In the beginning of the piece till here what we find is a fast, brutal storm like march. What we should primarily focus on here is the left hand Ostinato which can be related to India’s obsession over its GDP of 4.3 Trillion Dollars which surpassed Japan to become the fourth largest economy in the world. With a GDP growth rate of 7%, India is one of the World’s largest growing economies today. The ostinado in this prelude is like a chase- India’s chase to gaining a high status in global affairs, India’s great achievements (especially since 2014) – yet it all seems empty. The GDP, lunar landings, global summits such as the G20 are given so much importance that we safely ignore all other aspects of our nation.
And that is highlighted throughout the rest of the course of this Prelude. Rachmaninoff highlights how all the propaganda of glory is all unnatural and how from here it actually shows us the true picture. This section shows us a melancholic and almost broken introspective. The middle section of the piece could be compared to India’s public collapse. The right hand in this part especially screams maniac unpredictable melodies in sharp contrast to the march like Ostinado before. The jolts and the rising tension in the right hand here are perhaps the clearest description of the ‘real India’ plagued by unemployment, crumbling healthcare, farmer suicides and education inequality. The government’s left hand pounds its march—but the people scream in the right hand, unheard.
The dissonance and tonal ambiguity that the left hand desperately tries to mask from here shows us how hard our government tries to conceal vital information from the public. Let us look at this 2019 article from the Times of India which shows us how the government did not release the 2017-18 consumer expenditure survey due to “data quality issues”. This was after a news report survey had shown that rural area consumption had slumped the most in the past 4 decades in 2017.
While India is so focussed on her GDP, we hardly question the other indexes of measuring a country’s growth such as the unemployment and poverty rates. But, what is our unemployment and poverty rate?
(Below: The Business Standard)
(Below: The Indian Express)
Well, that would be a great question indeed. The 2017-18 poverty reports have been delayed while the Fudging poverty data has not seen a single official release since the 2011.
The only reason a government, or any higher authority would conceal vital information such as this requires no explanation. To tarnish the picture perfect image of a country is never on any governing body’s to do list in our world today, more so in our country. What used to be referred to as information before has today become a form of ‘threat’.
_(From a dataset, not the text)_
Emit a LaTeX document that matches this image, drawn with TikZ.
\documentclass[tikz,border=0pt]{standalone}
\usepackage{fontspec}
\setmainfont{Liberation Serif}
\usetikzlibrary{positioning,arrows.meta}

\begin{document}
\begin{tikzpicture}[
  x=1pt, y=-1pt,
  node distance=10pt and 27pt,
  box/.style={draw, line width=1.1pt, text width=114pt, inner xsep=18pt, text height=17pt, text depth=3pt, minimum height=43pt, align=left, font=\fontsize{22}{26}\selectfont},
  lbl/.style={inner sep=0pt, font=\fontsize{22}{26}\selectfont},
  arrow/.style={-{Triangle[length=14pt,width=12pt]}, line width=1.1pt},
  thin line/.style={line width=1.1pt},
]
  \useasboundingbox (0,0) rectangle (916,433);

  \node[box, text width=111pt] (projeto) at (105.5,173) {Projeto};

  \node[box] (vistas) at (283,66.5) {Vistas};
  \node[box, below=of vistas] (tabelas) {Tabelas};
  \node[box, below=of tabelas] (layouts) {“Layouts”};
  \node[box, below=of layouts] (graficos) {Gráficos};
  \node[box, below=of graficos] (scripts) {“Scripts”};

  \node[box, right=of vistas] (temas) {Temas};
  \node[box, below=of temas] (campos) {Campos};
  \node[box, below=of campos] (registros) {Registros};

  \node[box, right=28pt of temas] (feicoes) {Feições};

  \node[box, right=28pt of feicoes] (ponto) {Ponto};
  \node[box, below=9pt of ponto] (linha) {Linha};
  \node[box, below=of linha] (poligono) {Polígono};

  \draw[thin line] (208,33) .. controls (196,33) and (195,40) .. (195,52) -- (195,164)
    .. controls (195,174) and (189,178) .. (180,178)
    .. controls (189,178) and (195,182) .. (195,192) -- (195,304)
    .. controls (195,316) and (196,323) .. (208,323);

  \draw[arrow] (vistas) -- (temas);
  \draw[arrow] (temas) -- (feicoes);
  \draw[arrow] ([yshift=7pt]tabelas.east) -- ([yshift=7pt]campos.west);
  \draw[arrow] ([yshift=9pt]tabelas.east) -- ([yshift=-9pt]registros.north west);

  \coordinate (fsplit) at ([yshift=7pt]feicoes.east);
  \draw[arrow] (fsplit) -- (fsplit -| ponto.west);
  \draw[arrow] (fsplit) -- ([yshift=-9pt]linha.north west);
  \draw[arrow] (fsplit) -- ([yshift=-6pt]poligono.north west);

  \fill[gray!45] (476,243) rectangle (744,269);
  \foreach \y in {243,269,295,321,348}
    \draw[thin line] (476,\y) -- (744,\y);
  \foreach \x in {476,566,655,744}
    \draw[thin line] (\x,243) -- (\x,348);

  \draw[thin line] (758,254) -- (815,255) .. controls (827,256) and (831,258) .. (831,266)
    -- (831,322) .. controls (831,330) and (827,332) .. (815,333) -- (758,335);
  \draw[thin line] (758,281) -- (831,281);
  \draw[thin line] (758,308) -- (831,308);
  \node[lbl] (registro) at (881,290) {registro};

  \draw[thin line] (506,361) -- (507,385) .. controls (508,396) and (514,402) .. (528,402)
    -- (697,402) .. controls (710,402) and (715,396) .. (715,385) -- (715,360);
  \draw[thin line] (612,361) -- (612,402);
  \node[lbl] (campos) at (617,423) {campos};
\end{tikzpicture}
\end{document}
Rachmaninoff’s sudden mood swings in his Prelude in G Minor; shifting from loud to soft, brutal to brittle parallels the policy whiplash that destroys investor confidence and public trust in India. Be it demonetization or the sudden farm laws of 2020- one thing all these policies prove is that the common people of our country are vulnerable.
For instance the 3 Farm Laws of 2020 encouraged private trade by allowing farmers to sell outside the APMC markets, legalised contractual farming which allowed big corporations to exploit small farmers and removed cereals, pulses, onions and potatoes from the essential commodities list- making companies free to hoard goods, causing price hikes and hurting consumers.
It took a year of relentless protests and unrest by the farmers for those laws to be repealed next year in November 2021, however the fact remains. The government is against the common people of our country.
The prelude has a very quick, subdued and fading end. Whilst powerful authoritarian institutions love to carry on the facade, reality cannot be hidden forever. And when reality comes crashing in, the left hand Ostinado fails to keep the right hand, or the voices of the people, in check. It all comes tumbling down all too sudden after which the charade finally ends.
As the rich grow richer, the middle class sinks, the Gini coefficient worsens and the working class gets even more disempowered, we must ask ourselves: how far are we from those final moments—when the relentless ostinato finally breaks, the government loses its grip on data and narrative, and, like in Rachmaninoff’s closing bars, the illusion of control collapses into silence—and the people, finally, are heard.